Progressive Catholicity
Have you ever, at any time in your life, displayed anger in a public place? Have you ever had too much to drink and spoken or behaved in a childish and irresponsible manner? Have you ever used a bad word in front of other people? Have you ever said something disrespectful to another human being during a disagreement or dispute? Have you ever, as a young person, acted belligerently or with excessive brashness while in a group, in a misguided attempt to look cool, tough, or brave?
If you have, then you need not bother applying for any job or position concerning which any American progressive or member of the mainstream media has a say in the matter. For American progressives, from the Democratic Party elite to the lowliest free lance cartoonist, are all above such behavior, and will have no truck with any of it.

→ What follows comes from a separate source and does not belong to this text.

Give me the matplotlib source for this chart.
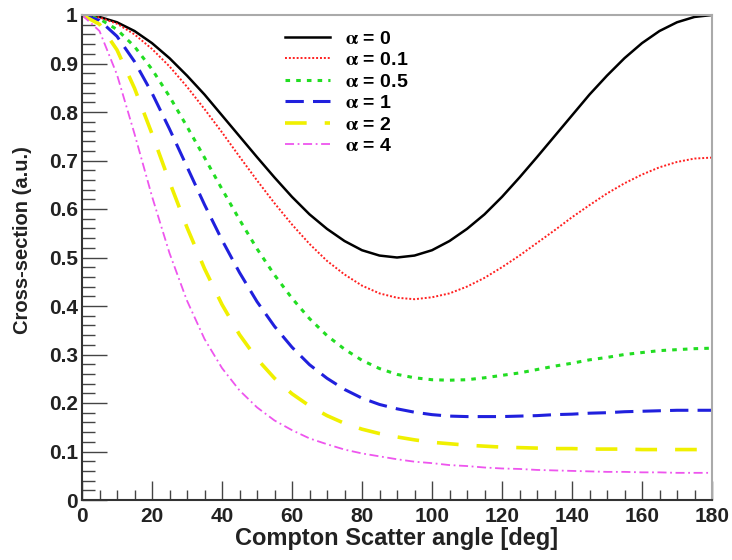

They don’t get angry, drink, misbehave, curse, disrespect anyone, shoot their mouths off to impress people, or otherwise demonstrate socially imperfect souls. They don’t do or say such things, and they never have. Understandably, then, they cannot accept anyone who has ever engaged in any such wrongdoing as a member of their society, let alone a member of their federal government. I mean golly jeepers!
The fuel and moral prerequisite of the Marxist-Leninist tribunal is not merely self-protective hypocrisy (a universal human weakness), but rather the progressives’ preternatural ability to assert their hypocrisy so vehemently, with so much love for the Party and bloodlust against anyone whom the Party judges undesirable this week for any reason, that hypocrisy loses its normal self-refuting vacuity, and is elevated — sublimated we might even say — into a form of moral righteousness unto itself.
This transcendent hypocrisy — hypocrisy as a principled stand — is progressivism’s special virtue and indispensable impetus. That is to say, without the ability to transform the dirty water of disingenuousness into the wine of collective condemnation and non-personhood, progressivism could not survive the weight of its obvious self-contradictions. The moral genius of progressivism is its instinct and reflex for exalting self-contradiction, and for asserting a falsehood with such assurance and lack of hesitation that it bears, in the hearts of the ignorant and immature, the force of absolute certainty, or even infallibility.
This need and will to stand by a certainty that defies reason, facts, and history (both global and personal) explains the frequent and accurate depiction of progressivism as a religion or cult. And in this faith, hypocrisy is the pope.